На волне гласности, пусть и относительной, сопутствовавшей великим реформам, русский национализм вышел из полукатакомбного существования и стал влиятельным явлением легальной печати. Ранее всего о себе заявили в этом смысле славянофилы (уже в 1856 г. начал выходить их журнал «Русская беседа»), несомненным интеллектуальным лидером которых в этот период сделался И. Аксаков (оба Киреевских, Хомяков, К. Аксаков скончались один за другим в краткий отрезок с 1856 по 1860 г., Самарин, Кошелев, Черкасский ушли в практическую работу по реализации крестьянской реформы).
Иван Сергеевич был гораздо более трезвомыслящим идеологом, нежели его старший брат или Хомяков, чуждым туманных историософий, приверженность к которым составляла слабость последних.

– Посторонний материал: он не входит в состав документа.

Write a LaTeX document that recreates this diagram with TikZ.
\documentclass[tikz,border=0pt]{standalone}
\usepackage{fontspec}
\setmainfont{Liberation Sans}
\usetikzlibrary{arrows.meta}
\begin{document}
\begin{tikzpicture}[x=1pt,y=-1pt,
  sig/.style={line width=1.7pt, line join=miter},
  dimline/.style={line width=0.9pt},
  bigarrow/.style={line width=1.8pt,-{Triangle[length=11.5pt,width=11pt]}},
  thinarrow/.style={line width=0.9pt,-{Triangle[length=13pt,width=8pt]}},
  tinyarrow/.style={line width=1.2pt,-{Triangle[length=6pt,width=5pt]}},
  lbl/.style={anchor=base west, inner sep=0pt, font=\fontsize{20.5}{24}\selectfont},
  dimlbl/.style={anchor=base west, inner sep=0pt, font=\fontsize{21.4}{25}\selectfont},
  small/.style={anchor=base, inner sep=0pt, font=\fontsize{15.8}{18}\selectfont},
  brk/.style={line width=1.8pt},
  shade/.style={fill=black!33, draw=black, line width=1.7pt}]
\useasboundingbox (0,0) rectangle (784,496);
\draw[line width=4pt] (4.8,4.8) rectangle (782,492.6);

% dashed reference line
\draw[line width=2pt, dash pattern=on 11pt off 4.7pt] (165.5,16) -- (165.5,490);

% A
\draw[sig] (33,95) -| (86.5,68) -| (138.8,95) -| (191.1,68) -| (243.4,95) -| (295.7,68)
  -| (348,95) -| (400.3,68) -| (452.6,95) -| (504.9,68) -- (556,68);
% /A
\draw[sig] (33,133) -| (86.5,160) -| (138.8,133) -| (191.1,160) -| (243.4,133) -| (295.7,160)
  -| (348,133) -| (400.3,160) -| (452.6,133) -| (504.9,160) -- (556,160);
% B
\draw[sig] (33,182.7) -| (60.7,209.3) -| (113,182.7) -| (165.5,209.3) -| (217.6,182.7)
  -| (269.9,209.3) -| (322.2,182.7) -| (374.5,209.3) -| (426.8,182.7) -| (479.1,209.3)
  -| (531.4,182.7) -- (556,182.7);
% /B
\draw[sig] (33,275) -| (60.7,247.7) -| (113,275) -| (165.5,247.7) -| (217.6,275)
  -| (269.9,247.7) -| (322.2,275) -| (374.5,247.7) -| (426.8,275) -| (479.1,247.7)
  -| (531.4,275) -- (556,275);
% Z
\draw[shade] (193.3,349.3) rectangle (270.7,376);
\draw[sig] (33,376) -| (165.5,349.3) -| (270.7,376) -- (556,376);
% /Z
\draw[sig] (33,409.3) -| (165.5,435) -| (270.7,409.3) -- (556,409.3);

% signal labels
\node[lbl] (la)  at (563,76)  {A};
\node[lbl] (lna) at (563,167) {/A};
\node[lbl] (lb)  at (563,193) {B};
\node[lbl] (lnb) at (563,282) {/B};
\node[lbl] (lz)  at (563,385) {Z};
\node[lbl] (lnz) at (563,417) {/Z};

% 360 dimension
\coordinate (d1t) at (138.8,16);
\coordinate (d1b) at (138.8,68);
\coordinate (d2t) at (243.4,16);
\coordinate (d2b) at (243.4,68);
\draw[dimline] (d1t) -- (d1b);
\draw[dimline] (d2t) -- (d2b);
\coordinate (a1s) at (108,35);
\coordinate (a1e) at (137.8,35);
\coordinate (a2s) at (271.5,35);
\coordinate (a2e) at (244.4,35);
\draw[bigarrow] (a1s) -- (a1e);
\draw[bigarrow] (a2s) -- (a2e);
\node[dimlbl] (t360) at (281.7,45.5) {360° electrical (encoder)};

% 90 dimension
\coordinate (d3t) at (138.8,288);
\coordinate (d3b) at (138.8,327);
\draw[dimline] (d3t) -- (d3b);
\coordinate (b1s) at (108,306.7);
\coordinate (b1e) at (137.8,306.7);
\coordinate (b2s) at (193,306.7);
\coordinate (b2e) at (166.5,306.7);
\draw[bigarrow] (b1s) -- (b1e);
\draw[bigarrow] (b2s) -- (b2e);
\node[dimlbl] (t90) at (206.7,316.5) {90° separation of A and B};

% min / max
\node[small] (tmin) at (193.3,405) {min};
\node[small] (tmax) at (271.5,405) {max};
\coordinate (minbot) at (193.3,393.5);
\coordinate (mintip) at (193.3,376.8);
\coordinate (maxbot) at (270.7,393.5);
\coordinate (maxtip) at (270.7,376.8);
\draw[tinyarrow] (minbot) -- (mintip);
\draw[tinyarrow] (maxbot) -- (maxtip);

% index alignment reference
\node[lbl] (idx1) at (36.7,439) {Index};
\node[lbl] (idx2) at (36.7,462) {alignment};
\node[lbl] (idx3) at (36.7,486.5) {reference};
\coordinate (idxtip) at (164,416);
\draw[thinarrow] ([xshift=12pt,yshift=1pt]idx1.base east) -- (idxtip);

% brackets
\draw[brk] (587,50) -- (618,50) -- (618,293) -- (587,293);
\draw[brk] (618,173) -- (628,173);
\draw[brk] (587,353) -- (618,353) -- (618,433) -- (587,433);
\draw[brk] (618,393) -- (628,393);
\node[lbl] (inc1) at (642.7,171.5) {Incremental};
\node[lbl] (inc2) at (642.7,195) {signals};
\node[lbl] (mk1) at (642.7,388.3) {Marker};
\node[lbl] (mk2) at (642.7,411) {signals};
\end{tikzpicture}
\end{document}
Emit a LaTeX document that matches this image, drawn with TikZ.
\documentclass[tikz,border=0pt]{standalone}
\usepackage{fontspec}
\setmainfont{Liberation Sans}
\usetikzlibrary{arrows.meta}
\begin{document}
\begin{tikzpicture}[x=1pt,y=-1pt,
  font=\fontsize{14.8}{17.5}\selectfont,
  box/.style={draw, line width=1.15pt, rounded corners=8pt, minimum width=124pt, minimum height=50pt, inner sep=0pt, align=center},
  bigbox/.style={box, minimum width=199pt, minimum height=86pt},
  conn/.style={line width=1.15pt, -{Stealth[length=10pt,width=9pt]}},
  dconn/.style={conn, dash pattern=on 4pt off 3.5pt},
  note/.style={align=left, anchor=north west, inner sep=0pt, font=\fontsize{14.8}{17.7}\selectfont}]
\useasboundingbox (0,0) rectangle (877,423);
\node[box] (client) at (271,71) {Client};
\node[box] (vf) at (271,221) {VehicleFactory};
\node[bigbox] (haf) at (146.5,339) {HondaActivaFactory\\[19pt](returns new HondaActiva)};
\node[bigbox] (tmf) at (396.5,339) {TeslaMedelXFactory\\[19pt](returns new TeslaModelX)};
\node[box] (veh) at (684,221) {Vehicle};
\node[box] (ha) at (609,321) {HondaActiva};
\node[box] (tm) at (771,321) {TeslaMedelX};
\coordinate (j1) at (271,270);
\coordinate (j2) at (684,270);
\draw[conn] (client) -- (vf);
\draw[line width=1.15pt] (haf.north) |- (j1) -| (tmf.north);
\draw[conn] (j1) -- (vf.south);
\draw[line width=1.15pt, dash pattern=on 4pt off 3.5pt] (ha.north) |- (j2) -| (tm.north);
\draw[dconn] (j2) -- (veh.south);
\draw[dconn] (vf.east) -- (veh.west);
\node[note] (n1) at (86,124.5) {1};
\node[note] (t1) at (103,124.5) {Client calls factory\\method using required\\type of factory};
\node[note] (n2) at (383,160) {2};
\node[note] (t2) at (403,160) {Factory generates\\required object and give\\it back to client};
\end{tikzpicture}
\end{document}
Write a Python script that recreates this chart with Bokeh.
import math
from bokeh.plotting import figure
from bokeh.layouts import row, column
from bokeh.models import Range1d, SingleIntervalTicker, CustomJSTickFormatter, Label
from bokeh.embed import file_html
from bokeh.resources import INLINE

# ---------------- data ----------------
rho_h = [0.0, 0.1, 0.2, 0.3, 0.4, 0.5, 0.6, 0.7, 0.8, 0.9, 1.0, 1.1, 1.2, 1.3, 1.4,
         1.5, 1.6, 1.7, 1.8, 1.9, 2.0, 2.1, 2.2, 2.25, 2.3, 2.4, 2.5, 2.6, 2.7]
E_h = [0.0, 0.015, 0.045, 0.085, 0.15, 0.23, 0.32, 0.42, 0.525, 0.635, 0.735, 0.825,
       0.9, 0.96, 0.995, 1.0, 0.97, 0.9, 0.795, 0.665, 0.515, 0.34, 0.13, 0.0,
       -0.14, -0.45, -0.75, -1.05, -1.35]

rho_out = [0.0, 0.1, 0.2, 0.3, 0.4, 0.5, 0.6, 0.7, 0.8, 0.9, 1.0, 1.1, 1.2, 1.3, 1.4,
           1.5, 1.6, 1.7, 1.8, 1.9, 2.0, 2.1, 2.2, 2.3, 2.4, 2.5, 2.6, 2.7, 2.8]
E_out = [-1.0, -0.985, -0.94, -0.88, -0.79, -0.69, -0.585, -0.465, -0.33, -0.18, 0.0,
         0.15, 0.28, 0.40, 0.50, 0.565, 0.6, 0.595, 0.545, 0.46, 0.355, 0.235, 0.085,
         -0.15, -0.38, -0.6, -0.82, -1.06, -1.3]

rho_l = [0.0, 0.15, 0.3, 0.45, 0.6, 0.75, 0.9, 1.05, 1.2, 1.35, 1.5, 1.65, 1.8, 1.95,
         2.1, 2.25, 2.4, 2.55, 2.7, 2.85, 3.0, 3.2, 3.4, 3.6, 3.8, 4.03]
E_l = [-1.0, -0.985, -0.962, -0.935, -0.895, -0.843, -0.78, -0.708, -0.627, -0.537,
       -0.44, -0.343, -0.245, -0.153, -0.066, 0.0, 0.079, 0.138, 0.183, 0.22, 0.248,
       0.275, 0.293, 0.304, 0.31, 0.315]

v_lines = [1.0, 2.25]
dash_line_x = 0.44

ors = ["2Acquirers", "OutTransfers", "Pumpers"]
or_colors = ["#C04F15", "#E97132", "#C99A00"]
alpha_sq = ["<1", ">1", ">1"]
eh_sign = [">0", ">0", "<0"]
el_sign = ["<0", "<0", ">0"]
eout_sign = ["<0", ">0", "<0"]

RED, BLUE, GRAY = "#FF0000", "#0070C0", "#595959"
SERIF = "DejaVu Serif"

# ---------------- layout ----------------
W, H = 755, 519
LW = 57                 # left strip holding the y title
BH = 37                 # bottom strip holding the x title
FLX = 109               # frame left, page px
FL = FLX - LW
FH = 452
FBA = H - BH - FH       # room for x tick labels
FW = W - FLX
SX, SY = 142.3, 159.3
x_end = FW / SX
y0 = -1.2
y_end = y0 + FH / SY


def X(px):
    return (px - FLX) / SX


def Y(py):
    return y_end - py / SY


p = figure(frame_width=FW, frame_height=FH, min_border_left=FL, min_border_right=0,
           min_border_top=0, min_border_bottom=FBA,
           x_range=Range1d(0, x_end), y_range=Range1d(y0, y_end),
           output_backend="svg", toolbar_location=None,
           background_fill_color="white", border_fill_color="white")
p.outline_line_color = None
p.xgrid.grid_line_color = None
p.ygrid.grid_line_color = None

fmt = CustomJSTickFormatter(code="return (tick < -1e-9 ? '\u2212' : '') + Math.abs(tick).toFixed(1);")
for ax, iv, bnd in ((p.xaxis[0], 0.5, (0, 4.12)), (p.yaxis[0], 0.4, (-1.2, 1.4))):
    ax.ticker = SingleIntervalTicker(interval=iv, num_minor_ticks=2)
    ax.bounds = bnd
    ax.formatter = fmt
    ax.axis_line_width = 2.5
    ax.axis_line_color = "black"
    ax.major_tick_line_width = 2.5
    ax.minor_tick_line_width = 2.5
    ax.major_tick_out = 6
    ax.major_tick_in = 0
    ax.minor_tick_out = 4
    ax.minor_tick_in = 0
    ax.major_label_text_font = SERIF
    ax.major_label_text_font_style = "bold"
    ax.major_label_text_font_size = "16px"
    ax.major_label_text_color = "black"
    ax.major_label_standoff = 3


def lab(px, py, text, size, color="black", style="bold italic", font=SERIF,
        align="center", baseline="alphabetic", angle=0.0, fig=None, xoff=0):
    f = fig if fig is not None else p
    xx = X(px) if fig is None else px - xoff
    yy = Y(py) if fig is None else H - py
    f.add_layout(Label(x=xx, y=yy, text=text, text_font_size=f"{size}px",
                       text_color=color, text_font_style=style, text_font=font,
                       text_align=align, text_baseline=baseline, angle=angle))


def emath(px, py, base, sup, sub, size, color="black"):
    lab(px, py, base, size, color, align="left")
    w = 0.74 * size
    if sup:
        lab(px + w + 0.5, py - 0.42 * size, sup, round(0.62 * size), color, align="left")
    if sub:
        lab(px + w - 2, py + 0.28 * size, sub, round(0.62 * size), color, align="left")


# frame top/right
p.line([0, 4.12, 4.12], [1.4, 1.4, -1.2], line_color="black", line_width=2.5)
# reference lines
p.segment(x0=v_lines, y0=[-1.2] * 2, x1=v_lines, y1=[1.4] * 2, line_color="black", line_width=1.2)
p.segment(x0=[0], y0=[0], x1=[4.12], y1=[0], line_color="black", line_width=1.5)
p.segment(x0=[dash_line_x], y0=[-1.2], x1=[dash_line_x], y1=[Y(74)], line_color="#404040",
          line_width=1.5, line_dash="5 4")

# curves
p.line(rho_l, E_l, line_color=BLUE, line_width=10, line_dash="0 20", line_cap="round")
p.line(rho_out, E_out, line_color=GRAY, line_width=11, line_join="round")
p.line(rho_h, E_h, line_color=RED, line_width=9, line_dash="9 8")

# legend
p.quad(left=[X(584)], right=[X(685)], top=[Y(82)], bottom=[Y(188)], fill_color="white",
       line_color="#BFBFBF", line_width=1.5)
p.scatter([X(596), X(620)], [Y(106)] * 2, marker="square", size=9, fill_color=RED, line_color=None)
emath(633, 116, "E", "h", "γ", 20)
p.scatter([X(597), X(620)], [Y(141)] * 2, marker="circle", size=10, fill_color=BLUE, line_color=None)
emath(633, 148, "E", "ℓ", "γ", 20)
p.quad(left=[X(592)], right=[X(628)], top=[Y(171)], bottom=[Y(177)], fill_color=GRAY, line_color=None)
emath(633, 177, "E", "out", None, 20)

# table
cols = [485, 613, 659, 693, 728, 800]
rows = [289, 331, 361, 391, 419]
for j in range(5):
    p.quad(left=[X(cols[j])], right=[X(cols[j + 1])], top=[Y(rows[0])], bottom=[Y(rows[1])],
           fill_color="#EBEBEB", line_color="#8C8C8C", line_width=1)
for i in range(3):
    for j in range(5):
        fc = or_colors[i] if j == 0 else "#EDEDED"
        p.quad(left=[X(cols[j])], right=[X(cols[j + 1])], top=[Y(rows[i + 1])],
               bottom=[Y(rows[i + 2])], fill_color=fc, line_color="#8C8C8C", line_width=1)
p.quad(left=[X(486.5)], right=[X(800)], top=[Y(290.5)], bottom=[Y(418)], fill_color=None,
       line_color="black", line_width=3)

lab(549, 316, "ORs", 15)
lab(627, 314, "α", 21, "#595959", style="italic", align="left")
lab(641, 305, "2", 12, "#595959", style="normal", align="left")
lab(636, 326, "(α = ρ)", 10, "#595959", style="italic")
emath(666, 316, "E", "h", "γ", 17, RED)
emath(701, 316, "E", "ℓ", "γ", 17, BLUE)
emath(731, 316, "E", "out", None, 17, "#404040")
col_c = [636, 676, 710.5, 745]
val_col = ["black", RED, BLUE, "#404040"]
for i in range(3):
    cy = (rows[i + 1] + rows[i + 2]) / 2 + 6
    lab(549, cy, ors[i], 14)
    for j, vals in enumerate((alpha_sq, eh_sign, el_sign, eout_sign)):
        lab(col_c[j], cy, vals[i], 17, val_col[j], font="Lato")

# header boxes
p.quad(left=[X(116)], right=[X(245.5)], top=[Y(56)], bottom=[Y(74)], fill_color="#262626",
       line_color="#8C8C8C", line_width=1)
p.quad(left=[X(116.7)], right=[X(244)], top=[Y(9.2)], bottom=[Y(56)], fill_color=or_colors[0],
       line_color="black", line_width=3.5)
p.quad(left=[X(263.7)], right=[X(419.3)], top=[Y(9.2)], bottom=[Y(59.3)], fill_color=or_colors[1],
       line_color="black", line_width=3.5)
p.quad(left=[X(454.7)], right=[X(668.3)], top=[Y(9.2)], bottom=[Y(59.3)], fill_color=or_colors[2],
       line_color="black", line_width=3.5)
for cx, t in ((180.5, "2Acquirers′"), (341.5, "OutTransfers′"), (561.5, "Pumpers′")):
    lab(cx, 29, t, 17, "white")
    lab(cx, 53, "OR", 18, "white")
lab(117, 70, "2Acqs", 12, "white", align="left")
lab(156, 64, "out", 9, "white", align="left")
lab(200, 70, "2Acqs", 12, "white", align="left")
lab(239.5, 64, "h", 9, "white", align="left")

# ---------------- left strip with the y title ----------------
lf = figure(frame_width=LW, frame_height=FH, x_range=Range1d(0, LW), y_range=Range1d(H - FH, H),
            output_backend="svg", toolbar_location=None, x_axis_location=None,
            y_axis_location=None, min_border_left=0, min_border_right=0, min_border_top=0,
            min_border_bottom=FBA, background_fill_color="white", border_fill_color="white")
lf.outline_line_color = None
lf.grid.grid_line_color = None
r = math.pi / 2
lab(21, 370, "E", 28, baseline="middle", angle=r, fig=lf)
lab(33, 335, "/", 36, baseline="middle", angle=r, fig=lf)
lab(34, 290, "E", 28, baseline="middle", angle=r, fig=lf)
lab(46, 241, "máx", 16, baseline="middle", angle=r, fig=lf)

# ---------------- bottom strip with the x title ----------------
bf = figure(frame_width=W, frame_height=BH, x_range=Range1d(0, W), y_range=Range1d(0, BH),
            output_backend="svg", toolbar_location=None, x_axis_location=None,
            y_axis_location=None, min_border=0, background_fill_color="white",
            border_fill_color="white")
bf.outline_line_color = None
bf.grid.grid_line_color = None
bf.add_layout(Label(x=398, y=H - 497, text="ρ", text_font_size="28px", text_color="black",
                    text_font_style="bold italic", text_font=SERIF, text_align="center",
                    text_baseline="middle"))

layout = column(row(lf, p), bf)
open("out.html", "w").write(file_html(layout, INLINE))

Характерна его реакция на архивные материалы по истории Московской Руси, им специально тщательно изученные, – никакой славянофильской «гармонии» он там предсказуемо не обнаружил: «Я занимался целый год чтением грамот и актов, и это чтение заставило меня разочароваться в древней Руси, разлюбить ее и убедиться, что не выработала она и не хранит в себе начал, способных возродить Россию к новой жизни… Если говорить вполне искренно, то знакомство мое с источниками, исследование по ним Земских дум в России меня скорее огорчило, нежели ободрило: мы привыкли с этим словом соединять какое-то либеральное понятие, но, раскрывая правду, я дал бы нашим противникам орудие в руках против нас же самих… Ученые исторические исследования не только не могут служить в пользу славянофильским отвлеченным теориям, но должны разрушить многие наши верования и точки опоры».
Тем не менее, став вождем направления, Аксаков посчитал необходимым принять историческую схему старшего брата о неполитическом характере отношений Земли (народа) с государством в России как догмат, внеся в нее, однако, важное дополнение – понятие общества (разработанное в цикле его статей 1862 г. в газете «День»), пусть неформально, но ограничивающего пределы государственных компетенций. Таким образом, Иван Сергеевич сделал «либерализм» славянофилов гораздо менее «археологическим».